Oh I love these four something fierce. They are going to get in so much trouble together.







having a great friday night as parents.


Anyone else super glad we married each other?
Anyone? Anyone? Beuller?

Also, pardon my beauty, but it was Pajama Friday today so I make-up'd, showered, and made any sort of appearance effort yesterday. Couldn't be bothered today. Too much pajama-ing going on. And apparently, too much spinning in the sea going on.

Happy Friday.

things i should have blogged about this week.

November is getting away from me people. We are all aware that Thanksgiving is less than two weeks away, right? Thank god I'm not cooking or I'm pretty sure we'd be having Kraft mac and cheese (not even classed up with hot dogs) because I apparently do not have my "stuff" together.

What I do have together is a collection of cell phone photos from the last week that for sure should have "made the blog" but didn't because I suck at life and Sam isn't giving me my union breaks. I'm 'bouts to organize. I mean there has got to be some sort of motherhood union, right? Because let me tell you, the wages are crap, the working conditions are less than ideal, and management keeps adding more to my plate (while dumping his on the hardwood floors and making fart noises at me). Something has to be done.

In the mean time, here is what you should have read about this week. Send complaints for lack of blogging to one Samuel K. Allison.

So we got to name our baby monitor and naturally named it the Sam Cam because well, obviously. Chuck Allison, genius that he is, had the light bulb moment of his life when realized that if we laid Sam and Camden in the crib together it would - wait for it - literally be Sam Cam. This was taken for him because he is an idiot and we like to play to him.
 
They were, however, so adorable in the crib, that a picture had to be taken of them. It will most likely be the cover of their wedding program in 2038.

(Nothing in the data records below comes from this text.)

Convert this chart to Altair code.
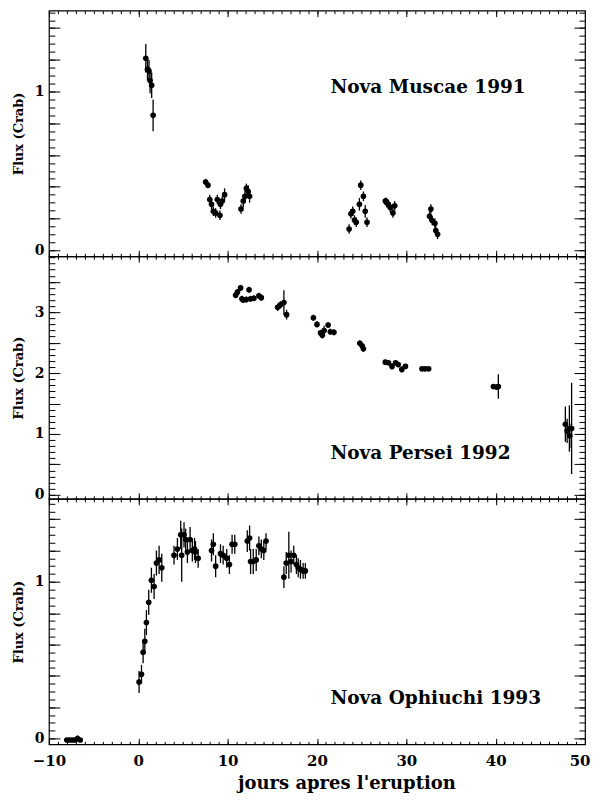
import altair as alt
import pandas as pd

# ---------------- data ----------------
# Nova Muscae 1991
t_mus = [0.84, 1.03, 1.2, 1.32, 1.5, 1.66,
         7.54, 7.8, 8.0, 8.2, 8.4, 8.66, 8.85, 9.14, 9.2, 9.4, 9.66,
         11.5, 11.75, 11.94, 12.1, 12.3, 12.46,
         23.6, 23.8, 24.0, 24.2, 24.4, 24.75, 24.9, 25.2, 25.4, 25.6,
         27.65, 27.8, 28.0, 28.2, 28.5, 28.7,
         32.6, 32.75, 32.9, 33.2, 33.3, 33.5]
f_mus = [1.21, 1.14, 1.13, 1.07, 1.04, 0.85,
         0.43, 0.41, 0.32, 0.29, 0.245, 0.235, 0.32, 0.22, 0.29, 0.31, 0.35,
         0.26, 0.31, 0.34, 0.39, 0.37, 0.34,
         0.134, 0.23, 0.245, 0.19, 0.176, 0.29, 0.41, 0.34, 0.245, 0.176,
         0.31, 0.30, 0.29, 0.27, 0.235, 0.28,
         0.214, 0.26, 0.187, 0.17, 0.124, 0.10]
e_mus = [0.09, 0.07, 0.07, 0.08, 0.08, 0.1,
         0.02, 0.02, 0.03, 0.03, 0.03, 0.03, 0.03, 0.03, 0.03, 0.03, 0.04,
         0.03, 0.04, 0.04, 0.03, 0.04, 0.04,
         0.03, 0.03, 0.03, 0.03, 0.03, 0.04, 0.03, 0.03, 0.04, 0.03,
         0.02, 0.03, 0.03, 0.03, 0.03, 0.03,
         0.03, 0.03, 0.03, 0.03, 0.03, 0.03]

# Nova Persei 1992
t_per = [10.9, 11.1, 11.45, 11.6, 11.75, 12.1, 12.4, 12.57, 12.94, 13.5, 13.77,
         15.6, 15.9, 16.3, 16.6,
         19.6, 20.0, 20.4, 20.6, 20.8, 21.25, 21.5, 21.9,
         24.8, 25.05, 25.2,
         27.65, 28.0, 28.4, 28.8, 29.1, 29.5, 29.9, 31.75, 32.1, 32.5,
         39.75, 40.1, 40.3,
         47.8, 48.0, 48.25, 48.3, 48.5]
f_per = [3.28, 3.33, 3.40, 3.22, 3.20, 3.21, 3.37, 3.22, 3.23, 3.27, 3.24,
         3.08, 3.12, 3.16, 2.96,
         2.91, 2.80, 2.66, 2.62, 2.70, 2.79, 2.68, 2.67,
         2.49, 2.45, 2.40,
         2.18, 2.17, 2.11, 2.17, 2.14, 2.06, 2.11, 2.07, 2.07, 2.07,
         1.78, 1.77, 1.78,
         1.16, 1.05, 1.09, 0.97, 1.09]
e_per = [0.05, 0.05, 0.05, 0.05, 0.05, 0.05, 0.05, 0.05, 0.05, 0.05, 0.05,
         0.06, 0.06, 0.2, 0.08,
         0.05, 0.05, 0.05, 0.05, 0.08, 0.05, 0.05, 0.05,
         0.05, 0.05, 0.05,
         0.04, 0.04, 0.05, 0.04, 0.04, 0.05, 0.04, 0.03, 0.03, 0.03,
         0.04, 0.04, 0.2,
         0.29, 0.2, 0.38, 0.2, 0.75]

# Nova Ophiuchi 1993
t_oph = [-8.0, -7.7, -7.4, -7.1, -6.8, -6.5,
         0.09, 0.36, 0.54, 0.73, 0.91, 1.17, 1.47, 1.77, 2.03, 2.33, 2.63,
         4.0, 4.38, 4.75, 4.86, 5.12, 5.3, 5.5, 5.8, 6.05, 6.3, 6.4, 6.7,
         8.2, 8.4, 8.66, 9.2, 9.5, 9.9, 10.2, 10.5, 10.8,
         12.2, 12.46, 12.57, 12.87, 13.2, 13.5, 13.77, 14.05, 14.3,
         16.3, 16.56, 16.85, 17.1, 17.4, 17.7, 17.9, 18.15, 18.45, 18.7]
f_oph = [-0.01, -0.01, -0.01, -0.01, 0.0, -0.01,
         0.36, 0.41, 0.55, 0.62, 0.74, 0.87, 1.01, 0.97, 1.12, 1.14, 1.09,
         1.17, 1.21, 1.30, 1.17, 1.30, 1.27, 1.19, 1.27, 1.20, 1.21, 1.19, 1.15,
         1.20, 1.24, 1.10, 1.18, 1.17, 1.15, 1.11, 1.24, 1.24,
         1.26, 1.28, 1.13, 1.13, 1.14, 1.23, 1.21, 1.20, 1.26,
         1.03, 1.12, 1.17, 1.13, 1.17, 1.11, 1.09, 1.08, 1.07, 1.07]
e_oph = [0.01, 0.01, 0.01, 0.01, 0.02, 0.01,
         0.07, 0.06, 0.07, 0.08, 0.08, 0.08, 0.08, 0.08, 0.08, 0.09, 0.09,
         0.06, 0.07, 0.09, 0.17, 0.08, 0.07, 0.07, 0.08, 0.07, 0.07, 0.07, 0.06,
         0.07, 0.07, 0.07, 0.06, 0.06, 0.06, 0.06, 0.06, 0.06,
         0.07, 0.08, 0.08, 0.08, 0.07, 0.06, 0.06, 0.06, 0.05,
         0.07, 0.07, 0.15, 0.07, 0.06, 0.06, 0.06, 0.06, 0.05, 0.05]

x_major = [-10, 0, 10, 20, 30, 40, 50]
x_minor = list(range(-10, 51))

FONT = "DejaVu Serif"
W = 537


def tick_axis(orient, values, size):
    return alt.Axis(orient=orient, values=values, tickSize={"expr": str(-size)},
                    labels=False, domain=False, grid=False, title=None,
                    tickColor="black", tickWidth=1, minExtent=0)


def panel(t, f, e, ydom, ymin, ymaj, ylab, name, text_pos, height, bottom):
    df = pd.DataFrame({"t": t, "f": f,
                       "lo": [a - b for a, b in zip(f, e)],
                       "hi": [a + b for a, b in zip(f, e)]})
    xs = alt.Scale(domain=[-10, 50], nice=False, zero=False)
    ys = alt.Scale(domain=ydom, nice=False, zero=False)
    base = alt.Chart(df)

    err = base.mark_rule(color="black", strokeWidth=1.3).encode(
        x=alt.X("t:Q", scale=xs, axis=tick_axis("bottom", x_minor, 3)),
        y=alt.Y("lo:Q", scale=ys, axis=tick_axis("left", ymin, 6)),
        y2="hi:Q")
    pts = base.mark_circle(color="black", size=32, opacity=1).encode(
        x=alt.X("t:Q", scale=xs, axis=tick_axis("bottom", x_major, 6)),
        y=alt.Y("f:Q", scale=ys, axis=tick_axis("left", ymaj, 11)))
    g1 = base.mark_circle(opacity=0).encode(
        x=alt.X("t:Q", scale=xs, axis=tick_axis("top", x_minor, 3)),
        y=alt.Y("f:Q", scale=ys, axis=tick_axis("right", ymin, 6)))
    g2 = base.mark_circle(opacity=0).encode(
        x=alt.X("t:Q", scale=xs, axis=tick_axis("top", x_major, 6)),
        y=alt.Y("f:Q", scale=ys, axis=tick_axis("right", ymaj, 11)))
    layers = [err, pts, g1, g2]
    if bottom:
        xlab = alt.Axis(orient="bottom", values=x_major[:-1], ticks=False,
                        domain=False, grid=False, labelPadding=9,
                        labelFontSize=15, labelFlush=False, minExtent=0,
                        labelFontWeight="bold", title="jours apres l'eruption",
                        titleFontSize=18, titleFontWeight="bold", titleX=298,
                        titleY=44, titleBaseline="alphabetic")
        xlab_end = alt.Axis(orient="bottom", values=x_major[-1:], ticks=False,
                            domain=False, grid=False, labelPadding=9,
                            labelFontSize=15, labelFlush=True,
                            labelFlushOffset=5, minExtent=0,
                            labelFontWeight="bold", title=None)
        layers.append(base.mark_circle(opacity=0).encode(
            x=alt.X("t:Q", scale=xs, axis=xlab_end),
            y=alt.Y("f:Q", scale=ys, axis=None)))
    else:
        xlab = None
    ylab_ax = alt.Axis(orient="left", values=ylab, ticks=False, domain=False,
                       grid=False, labelPadding=5, labelFontSize=14,
                       labelFlush=False, minExtent=0,
                       labelFontWeight="bold", title="Flux (Crab)",
                       titleFontSize=13, titleFontWeight="bold", titlePadding=9)
    g3 = base.mark_circle(opacity=0).encode(
        x=alt.X("t:Q", scale=xs, axis=xlab),
        y=alt.Y("f:Q", scale=ys, axis=ylab_ax))
    txt = alt.Chart(pd.DataFrame({"label": [name]})).mark_text(
        align="left", baseline="middle", font=FONT, fontSize=18.5,
        fontWeight="bold", color="black").encode(
        x=alt.value(text_pos[0]), y=alt.value(text_pos[1]), text="label:N")
    layers += [g3, txt]
    return alt.layer(*layers).resolve_axis(
        x="independent", y="independent").properties(width=W, height=height)


y1_min = [round(i * 0.05, 2) for i in range(0, 31)]
y1_maj = [round(i * 0.2, 1) for i in range(0, 8)]
y2_min = [round(i * 0.1, 1) for i in range(0, 40)]
y2_maj = [round(i * 0.5, 1) for i in range(0, 8)]

p1 = panel(t_mus, f_mus, e_mus, [-0.038, 1.51], y1_min, y1_maj, [0, 1],
           "Nova Muscae 1991", (282, 76), 246, False)
p2 = panel(t_per, f_per, e_per, [-0.066, 3.92], y2_min, y2_maj, [0, 1, 2, 3],
           "Nova Persei 1992", (282, 197), 243, False)
p3 = panel(t_oph, f_oph, e_oph, [-0.038, 1.53], y1_min, y1_maj, [0, 1],
           "Nova Ophiuchi 1993", (282, 200), 246, True)

chart = alt.vconcat(p1, p2, p3, spacing=0, bounds="flush").properties(
    padding={"left": 3, "top": 0, "right": 0, "bottom": 0}
).configure_view(stroke="black", strokeWidth=1.2).configure_axis(
    labelFont=FONT, titleFont=FONT, labelColor="black", titleColor="black",
    minExtent=0)

chart.save("out.html", embed_options={"renderer": "svg", "actions": False})
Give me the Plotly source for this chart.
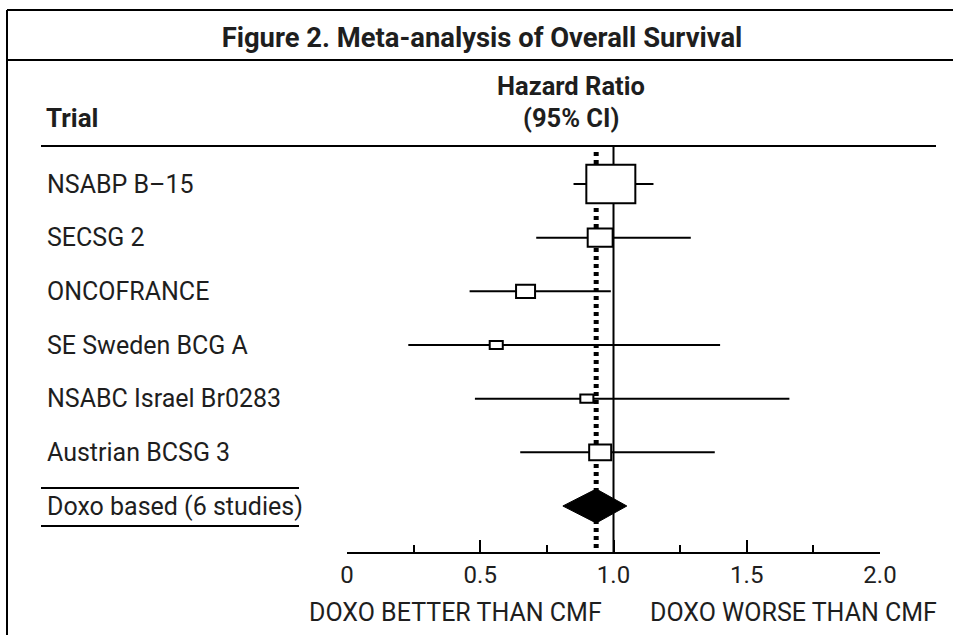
import plotly.graph_objects as go
import math

# ---------------- data ----------------
trials = ["NSABP B–15", "SECSG 2", "ONCOFRANCE", "SE Sweden BCG A",
          "NSABC Israel Br0283", "Austrian BCSG 3"]
hazard_ratio = [0.99, 0.95, 0.67, 0.56, 0.90, 0.95]
ci_low = [0.85, 0.71, 0.46, 0.23, 0.48, 0.65]
ci_high = [1.15, 1.29, 0.99, 1.40, 1.66, 1.38]
weights = [60.5, 15.7, 9.1, 4.3, 4.3, 12.2]

pooled_label = "Doxo based (6 studies)"
pooled_hr = 0.935
pooled_low = 0.81
pooled_high = 1.05

tick_vals = [0, 0.5, 1.0, 1.5, 2.0]
tick_text = ["0", "0.5", "1.0", "1.5", "2.0"]
minor_ticks = [0.25, 0.75, 1.25, 1.75]
end_ticks = [0, 2.0]

title_text = "Figure 2. Meta-analysis of Overall Survival"
left_note = "DOXO BETTER THAN CMF"
right_note = "DOXO WORSE THAN CMF"

# ---------------- layout geometry ----------------
W, H = 953, 635
ML, MR, MT, MB = 347, 73, 146, 83
PW = W - ML - MR
PH = H - MT - MB

def px(p):
    return (p - ML) / PW

def py(p):
    return (H - MB - p) / PH

FONT = "Roboto, Liberation Sans, Arial, sans-serif"
INK = "#1e1e1e"

rows = list(range(len(trials)))
pooled_row = len(trials)
unit = (506 - 184) / pooled_row
y_bottom = pooled_row + (H - MB - 506) / unit
y_top = -(184 - MT) / unit

fig = go.Figure()

fig.add_trace(go.Scatter(
    x=hazard_ratio, y=rows, mode="markers",
    marker=dict(size=1, color="rgba(0,0,0,0)"),
    error_x=dict(type="data", symmetric=False,
                 array=[h - c for c, h in zip(hazard_ratio, ci_high)],
                 arrayminus=[c - l for c, l in zip(hazard_ratio, ci_low)],
                 thickness=2, width=0, color="black"),
    hoverinfo="skip", showlegend=False))

shapes = []
shapes.append(dict(type="line", xref="x", yref="paper", x0=1.0, x1=1.0,
                   y0=0, y1=1, line=dict(color="black", width=2), layer="below"))
shapes.append(dict(type="line", xref="x", yref="paper", x0=pooled_hr, x1=pooled_hr,
                   y0=0.01, y1=0.985, line=dict(color="black", width=5, dash="4px,4px"),
                   layer="below"))
for r, h, w in zip(rows, hazard_ratio, weights):
    bw = 6.3 * math.sqrt(w)
    bh = 0.85 * bw - 3
    shapes.append(dict(type="rect", xref="x", yref="y",
                       xsizemode="pixel", ysizemode="pixel",
                       xanchor=h, yanchor=r,
                       x0=-bw / 2, x1=bw / 2, y0=-bh / 2, y1=bh / 2,
                       line=dict(color="black", width=2), fillcolor="white",
                       layer="above"))
shapes.append(dict(type="path", xref="x", yref="y", ysizemode="pixel",
                   yanchor=pooled_row,
                   path=f"M {pooled_low},0 L {pooled_hr},17 L {pooled_high},0 L {pooled_hr},-17 Z",
                   fillcolor="black", line=dict(color="black", width=1), layer="above"))

shapes += [
    dict(type="line", xref="paper", yref="paper", x0=px(7), x1=px(953), y0=py(10), y1=py(10),
         line=dict(color="black", width=2)),
    dict(type="line", xref="paper", yref="paper", x0=px(7), x1=px(953), y0=py(60), y1=py(60),
         line=dict(color="black", width=2)),
    dict(type="line", xref="paper", yref="paper", x0=px(7), x1=px(7), y0=py(10), y1=py(640),
         line=dict(color="black", width=2)),
    dict(type="line", xref="paper", yref="paper", x0=px(41), x1=px(936), y0=py(146), y1=py(146),
         line=dict(color="black", width=2)),
    dict(type="line", xref="paper", yref="paper", x0=px(41), x1=px(299), y0=py(488), y1=py(488),
         line=dict(color="black", width=2)),
    dict(type="line", xref="paper", yref="paper", x0=px(41), x1=px(299), y0=py(526), y1=py(526),
         line=dict(color="black", width=2)),
]

LBL = 25
annotations = []
for r, t in zip(rows, trials):
    annotations.append(dict(text=t, xref="paper", yref="y", x=px(45), y=r,
                            xanchor="left", yanchor="middle", showarrow=False,
                            font=dict(family=FONT, size=LBL, color=INK)))
annotations.append(dict(text=pooled_label, xref="paper", yref="y", x=px(45), y=pooled_row,
                        xanchor="left", yanchor="middle", showarrow=False,
                        font=dict(family=FONT, size=LBL, color=INK)))
annotations += [
    dict(text="<b>Trial</b>", xref="paper", yref="paper", x=px(44), y=py(118),
         xanchor="left", yanchor="middle", showarrow=False,
         font=dict(family=FONT, size=26, color=INK)),
    dict(text="<b>Hazard Ratio</b>", xref="paper", yref="paper", x=px(571), y=py(86),
         xanchor="center", yanchor="middle", showarrow=False,
         font=dict(family=FONT, size=25.5, color=INK)),
    dict(text="<b>(95% CI)</b>", xref="paper", yref="paper", x=px(571), y=py(118),
         xanchor="center", yanchor="middle", showarrow=False,
         font=dict(family=FONT, size=25.5, color=INK)),
    dict(text=left_note, xref="paper", yref="paper", x=px(455), y=py(612),
         xanchor="center", yanchor="middle", showarrow=False,
         font=dict(family=FONT, size=25, color=INK)),
    dict(text=right_note, xref="paper", yref="paper", x=px(793), y=py(612),
         xanchor="center", yanchor="middle", showarrow=False,
         font=dict(family=FONT, size=25, color=INK)),
]

fig.update_layout(
    width=W, height=H,
    margin=dict(l=ML, r=MR, t=MT, b=MB, pad=0),
    paper_bgcolor="white", plot_bgcolor="white",
    title=dict(text=f"<b>{title_text}</b>", x=482 / W, xref="container", xanchor="center",
               y=1 - 37 / H, yref="container", yanchor="middle",
               font=dict(family=FONT, size=27.4, color=INK)),
    shapes=shapes, annotations=annotations,
    xaxis=dict(range=[0, 2], showgrid=False, zeroline=False, showline=True,
               linecolor="black", linewidth=2, ticks="inside", ticklen=12, tickwidth=2,
               tickcolor="black", tickmode="array", tickvals=tick_vals, ticktext=tick_text,
               tickfont=dict(family=FONT, size=24, color=INK),
               minor=dict(tickmode="array", tickvals=minor_ticks, ticks="inside",
                          ticklen=7, tickwidth=2, tickcolor="black", showgrid=False)),
    xaxis2=dict(range=[0, 2], overlaying="x", anchor="y", side="bottom",
                showgrid=False, zeroline=False, showline=False, showticklabels=False,
                ticks="inside", ticklen=20, tickwidth=2, tickcolor="black",
                tickmode="array", tickvals=end_ticks),
    yaxis=dict(range=[y_bottom, y_top], visible=False),
    showlegend=False,
)

fig.write_html("out.html", post_script="document.body.style.margin='0';",
               config={"displayModeBar": False})
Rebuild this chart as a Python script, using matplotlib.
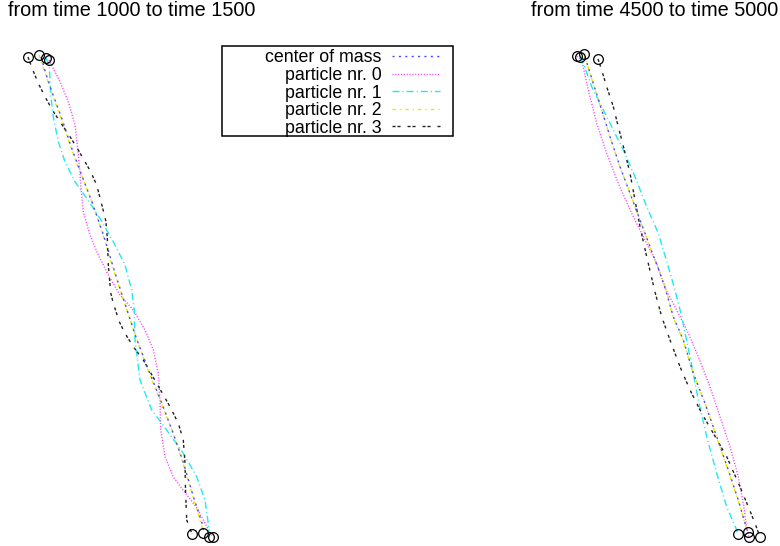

Someone was smizing and I wanted to reward that with a picture.

This is the terrifying face of someone who hadn't pooped in five days and was being force fed prunes. They, um, worked, but it looks like we need another round of prunes, (cough) if you catch my disgusting drift (cough). This is a good moment for you to remember that he's sitting in a cloth diaper...

I'm sorry, but is he 40 years old and folding down the top of his newspaper to look at me?

Fe is going to KILL me for posting this but this is how we feel about teething. It is not fun. People don't really need teeth, right? How about I just stop the process, get him some dentures, and call it a day? Good. Done and done. I'm pouring a can of coke in his mouth to rot those suckers out before they break through. (KIDDING. Jeez. Don't call CPS on me). 

I'm a new mom, so help me out here. I think he may (MAY) have wet the crib. Let me know your thoughts.

Remember how I said we are having a GREAT time teething? We are. There is a party in his mouth. Not really. But his double chin is SWEET looking in this picture.

I run out to do some errands last night. I come home to this. Note that the bow matches the pants. This was a point of pride for Chuck. #samantha

So apparently I can't leave him alone? No? I have to watch him at all times? See what I mean about the working conditions in this joint?

FYI he still knows where the monitor is and it's still creepy.

Speaking of creepy, found this as I was uploading these pics and it just felt right to repost it. You know what I mean? Good. I love when we are on the same page.

a freaking half year.



So blogging has been a little light lately. Yikes. These six month old things are high energy and word on the street is, this doesn't let up. I'm going to need to work on my nap time management because I did a sucktastic job in October at blogging. I have responsibilities, Sam. And those responsibilities include over saturating the social media market with you. He just doesn't seem to understand just how documented I want his life to be. Jeesh.

I could say so many things about Sam at 6 months, but they've all been said before.

Ok. Fine. I'll sum him up quick and then we will blow right into pictures from the month.

He's the best.

That's all there is to him. If you haven't met him, you'll have to take my word for it. If you have, feel free to back me up. He's a good kid.

And we've owned him for a whole half year.
Best decision. Best six months. Best thing to happen to us.




Someone thought he was in an Ah-Ha video and I didn't have the heart to tell him he wasn't.


His best Carmen Miranda impression.




#notstaged. He did this. I died. Thank god my camera is attached to my face.




I have no idea where he gets this judgy face from.







Camden is a month old, seven pounds and change. Sam was confused on whether or not to eat her or put the moves on her.

Don't we clean up nice? And isn't my forehead HUGE here? I look like I have a receding hair line. Oh well. The kid is super cute.